Can I feed the innards from Christmas dinner to the flock?

Discussion in 'Feeding & Watering Your Flock' started by country, Dec 24, 2008.

  1. country

    country Songster

    Sep 14, 2008
    Lincoln, CA
    This will probably win "dumb questions of the year" award but here goes anyway.
    I just put the turkey body into the brine bath & the package of insides is sitting in the sink.
    1. Can I feed these to the chickens & turkeys tomorrow or will I be giving them a taste of bird flesh that might invite later cannibalism?
    2. If okay to feed, should they be raw or should I boil them for a while?
    3. Either way, should I chop them up first or throw out as is?
    4. Do I have to worry about them choking on the bones in the neck?
    Okay, all done with the dumb questions. Sorry about the "turkey body" remark, but since I started raising turkeys as pets, holiday turkey dinners just aren't as enjoyable as they used to be. Even though the turkey is store bought, I still have a hard time looking my babies in the eye after eating one of their kind![​IMG]

  2. silkiechicken

    silkiechicken Staff PhD

    All I can say is what I do. I just put out a whole pan of what's left from dinner and let the feral cats and chickens go at it.

    Cooked isn't like raw meat, and we boil our bnes down for soup base. They all pick between the bones and sometimes I find whole pieces of turkey skeleton in the woods that the cats dragged off with.

    Others may disagree, but this is what I do.
  3. Sunny Side Up

    Sunny Side Up Count your many blessings...

    Mar 12, 2008
    Loxahatchee, Florida
    [​IMG] Country, the only dumb questions are the ones you don't ever ask.

    I don't know about the older colder parts you've found in your store-turkey, but when I process chickens I toss all their organs to the other layers roaming around in the yard.
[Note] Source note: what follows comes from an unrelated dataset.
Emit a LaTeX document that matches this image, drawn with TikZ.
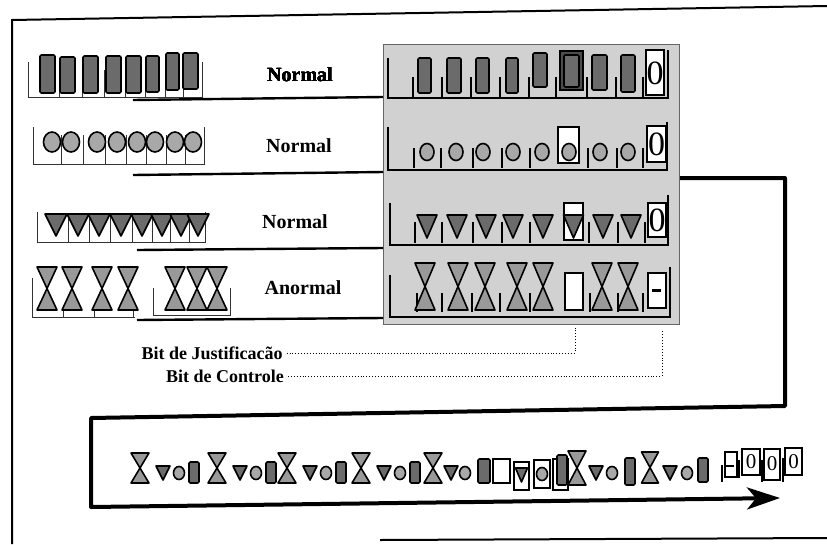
\documentclass[tikz,border=0pt]{standalone}
\usepackage{fontspec}
\setmainfont{Liberation Serif}
\usetikzlibrary{arrows.meta}
\definecolor{panelgray}{gray}{0.82}
\definecolor{rectfill}{gray}{0.42}
\definecolor{trifill}{gray}{0.42}
\definecolor{circfill}{gray}{0.66}
\definecolor{hgfill}{gray}{0.6}
\newcommand\symrect[4]{\draw[symb,fill=rectfill,rounded corners=1.2pt] ({#1},{#2}) rectangle ({#3},{#4});}
\newcommand\symtri[4]{\draw[symb,fill=trifill] ({#1-#3},{#2}) -- ({#1+#3},{#2}) -- ({#1},{#4}) -- cycle;}
\newcommand\symcirc[4]{\draw[symb,fill=circfill] ({#1},{#2}) ellipse [x radius=#3, y radius=#4];}
\newcommand\symhg[4]{%
  \draw[symb,fill=hgfill] ({#1-#3},{#2}) -- ({#1+#3},{#2}) -- ({#1},{(#2+#4)/2}) -- cycle;
  \draw[symb,fill=hgfill] ({#1-#3},{#4}) -- ({#1+#3},{#4}) -- ({#1},{(#2+#4)/2}) -- cycle;}
\newcommand\symgroup[1]{%
  \symhg{#1}{453}{9}{483}
  \symtri{#1+23}{466}{7}{480}
  \symcirc{#1+39}{473}{5.5}{6.5}
  \symrect{#1+49}{462}{#1+59}{483}}
\begin{document}
\begin{tikzpicture}[x=1pt,y=-1pt,
  symb/.style={draw=black,line width=1.6pt,line join=round},
  thinb/.style={draw=black!80,line width=0.6pt},
  pline/.style={line width=2.4pt,line join=miter},
  ptick/.style={line width=1.8pt},
  boxw/.style={draw=black,line width=1.8pt,fill=white},
  rowline/.style={line width=2.4pt},
  lab/.style={font=\bfseries\fontsize{20}{20}\selectfont,inner sep=0pt},
  blab/.style={font=\bfseries\fontsize{18}{18}\selectfont,inner sep=0pt},
  dots/.style={dotted,line width=0.9pt},
  big/.style={line width=4pt,line join=round},
  frame/.style={line width=2pt},
  zero/.style={font=\fontsize{34}{34}\selectfont,inner sep=0pt},
  zsmall/.style={font=\fontsize{21}{21}\selectfont,inner sep=0pt},
  panelbox/.style={fill=panelgray,draw=black!60,line width=0.7pt,minimum width=296pt,minimum height=280pt,inner sep=0pt}]
\useasboundingbox (0,0) rectangle (827,544);
% outer frame
\draw[frame] (827,6) -- (12,20) -- (12,544);
\draw[frame] (380,540) -- (827,538);
% panel
\node[panelbox] (panel) at (531,184) {};
% ---------- left rows ----------
% row 1: rectangles
\draw[thinb] (28,62) -- (28,97) -- (202,97) -- (202,62);
\foreach \x in {59,82,104,125,145,165,183} \draw[thinb] (\x,70) -- (\x,97);
\symrect{40}{55}{55}{93}
\symrect{60}{57}{75}{93}
\symrect{83}{56}{98}{93}
\symrect{106}{56}{121}{93}
\symrect{126}{56}{141}{93}
\symrect{146}{56}{159}{92}
\symrect{166}{53}{179}{90}
\symrect{183}{53}{198}{89}
% row 2: circles
\draw[thinb] (33,127) -- (33,164) -- (204,164) -- (204,127);
\foreach \x in {61,83,105,126,146,166,185} \draw[thinb] (\x,135) -- (\x,164);
\foreach \x in {52,71,97,117,137,155,175,193} \symcirc{\x}{142}{8.5}{10}
% row 3: triangles
\draw[thinb] (37,212) -- (37,242) -- (205,242) -- (205,212);
\foreach \x in {68,89,110,132,152,170,189} \draw[thinb] (\x,214) -- (\x,242);
\foreach \x in {56,78,99,121,142,162,181,198} \symtri{\x}{214}{11}{236}
% row 4: hourglasses
\draw[thinb] (32,278) -- (32,317) -- (135,317);
\foreach \x in {63,94,133} \draw[thinb] (\x,305) -- (\x,317);
\draw[thinb] (153,288) -- (153,315) -- (230,315) -- (230,288);
\foreach \x in {47,72,102,128,175,197,217} \symhg{\x}{267}{10}{310}
% labels
\node[lab] (n1) at (300,75) {Normal};
\node[lab] (n2) at (299,146) {Normal};
\node[lab] (n3) at (295,222) {Normal};
\node[lab] (n4) at (303,288) {Anormal};
% row connectors
\coordinate (a1) at (133,100); \coordinate (b1) at (383,97);
\coordinate (a2) at (133,175); \coordinate (b2) at (383,172);
\coordinate (a3) at (137,250); \coordinate (b3) at (383,248);
\coordinate (a4) at (137,320); \coordinate (b4) at (383,318);
\draw[rowline] (a1) -- (b1);
\draw[rowline] (a2) -- (b2);
\draw[rowline] (a3) -- (b3);
\draw[rowline] (a4) -- (b4);
% ---------- panel rows ----------
% row 1
\draw[pline] (388,58) -- (388,98) -- (668,98) -- (668,50);
\foreach \x in {413,442,471,500,529,556,587,616,643} \draw[ptick] (\x,77) -- (\x,98);
\symrect{418}{58}{431}{93}
\symrect{447}{58}{461}{93}
\symrect{476}{58}{489}{93}
\symrect{506}{58}{518}{93}
\symrect{533}{53}{547}{87}
\draw[boxw,fill=black!70] (560,51) rectangle (583,90);
\symrect{564}{55}{579}{87}
\symrect{592}{55}{607}{90}
\symrect{621}{55}{635}{92}
\draw[boxw] (646,50) rectangle (664,95);
\node[zero] at (655,73) {0};
% row 2
\draw[pline] (388,127) -- (388,170) -- (667,170) -- (667,122);
\foreach \x in {414,441,473,502,530,588,617,643} \draw[ptick] (\x,148) -- (\x,168);
\draw[boxw] (558,127) rectangle (579,163);
\foreach \x in {427,456,483,513,542,569,600,628} \symcirc{\x}{152}{7}{8.5}
\draw[boxw] (647,126) rectangle (666,162);
\node[zero] at (656.5,144) {0};
% row 3
\draw[pline] (390,203) -- (390,245) -- (668,245) -- (668,195);
\foreach \x in {415,442,473,502,530,589,618,645} \draw[ptick] (\x,222) -- (\x,243);
\draw[boxw] (564,203) rectangle (583,240);
\foreach \x in {427,457,486,513,543,573.5,603,631} \symtri{\x}{215}{10}{238}
\draw[boxw] (648,203) rectangle (666,237);
\node[zero] at (657,220) {0};
% row 4
\draw[pline] (390,275) -- (390,317) -- (670,317) -- (670,267);
\foreach \x in {417,442,472,500,530,590,618,643} \draw[ptick] (\x,293) -- (\x,312);
\draw[boxw] (565,273) rectangle (583,310);
\foreach \x in {425,458,485,517,543,602,628} \symhg{\x}{263}{10}{310}
\draw[boxw] (648,273) rectangle (666,308);
\draw[line width=3pt] (652,290) -- (661,290);
% ---------- bit labels ----------
\node[blab] (bj) at (212,353) {Bit de Justificacão};
\node[blab] (bc) at (225,376) {Bit de Controle};
\coordinate (jt) at (575,328);
\coordinate (ct) at (662,330);
\draw[dots] ([xshift=4pt]bj.east) -| (jt);
\draw[dots] ([xshift=4pt]bc.east) -| (ct);
% ---------- big connector ----------
\coordinate (c0) at (680,178);
\coordinate (c1) at (785,178);
\coordinate (c2) at (785,406);
\coordinate (c3) at (91,418);
\coordinate (c4) at (91,507);
\coordinate (c5) at (780,498);
\draw[big,-{Stealth[length=33pt,width=22pt,inset=9pt]}] (c0) -- (c1) -- (c2) -- (c3) -- (c4) -- (c5);
% ---------- bottom sequence ----------
\symgroup{140}
\symgroup{217}
\symgroup{287}
\symgroup{361}
\symhg{433}{453}{9}{483}
\symtri{451}{466}{7}{480}
\symcirc{465}{473}{5.5}{6.5}
\symrect{478}{459}{490}{483}
\draw[boxw,line width=1.5pt] (493,459) rectangle (510,483);
\draw[boxw,line width=1.5pt] (514,462) rectangle (529,490);
\symtri{521.5}{468}{6}{482}
\draw[boxw,line width=1.5pt] (534,460) rectangle (550,488);
\symcirc{542}{474}{5.5}{6.5}
\draw[boxw,line width=1.5pt] (553,459) rectangle (568,490);
\symrect{557}{455}{567}{485}
\symhg{577}{451}{9}{485}
\symtri{596}{466}{7}{480}
\symcirc{612}{473}{5.5}{6.5}
\symrect{625}{458}{635}{485}
\symhg{650}{452}{8.5}{483}
\symtri{670}{466}{7}{480}
\symcirc{687}{473}{5.5}{6.5}
\symrect{698}{458}{708}{482}
% end boxes
\draw[line width=1.8pt] (722,465) -- (722,482);
\draw[boxw,line width=1.6pt] (725,452) rectangle (737,477);
\draw[line width=2pt] (726,466) -- (734,466);
\draw[line width=1.8pt] (739,460) -- (739,478);
\draw[boxw,line width=1.6pt] (742,449) rectangle (760,475);
\node[zsmall] at (751,462) {0};
\draw[line width=1.8pt] (762,460) -- (762,482);
\draw[boxw,line width=1.6pt] (764,449) rectangle (780,480);
\node[zsmall] at (772,464) {0};
\draw[line width=1.8pt] (783,458) -- (783,482);
\draw[boxw,line width=1.6pt] (785,448) rectangle (802,475);
\node[zsmall] at (793.5,461.5) {0};
\end{tikzpicture}
\end{document}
I don't cook nor chop them up, and they get gobbled up quick. I haven't yet tried offering the necks or heads, so I don't know about the bones. I don't think it would give them much trouble. So far none of these layers has tried to butcher their flock mates after tasting chicken meat.

    But I don't know if there is anything in the store-bought turkeys that could be problematic to chickens if they ate it. Don't take my word for it, but wait to see if anyone else who knows more will answer.
  4. flakey chick

    flakey chick Songster

    May 3, 2007
    Definately you would cook it. I would not worry about feeding them cooked poultry EXCEPT with too much added salt (or if it were rotten, etc.) I have no idea if brining would make the innards salty, but that would be my only concern.
  5. country

    country Songster

    Sep 14, 2008
    Lincoln, CA
    After I posted, I read some posts about other uses for the innards, such as soup stock, etc. so I decided to freeze everything until I decided what to do. I'll probably share with Gripper, our Aussie, too. I hadn't thought about giving any to him since I always have him on a diet, but turkey parts shouldn't be too fattening for him. Of course, he'll probably gas us out of the bedroom for the night but at least he'll have a happy holiday! Oh, & FYI, the innards don't get brined, only the body of the turkey goes in the solution so I wasn't worried about too much salt.

    Thank you for the replies.
  6. thechickenchick

    thechickenchick Born city, Living country

    Mar 8, 2008
    Eaton, Colorado
    My birds always get the innards. Sometimes I cook them first, but not always. I also put the turkey carcass out when we are done with it. They pick it clean.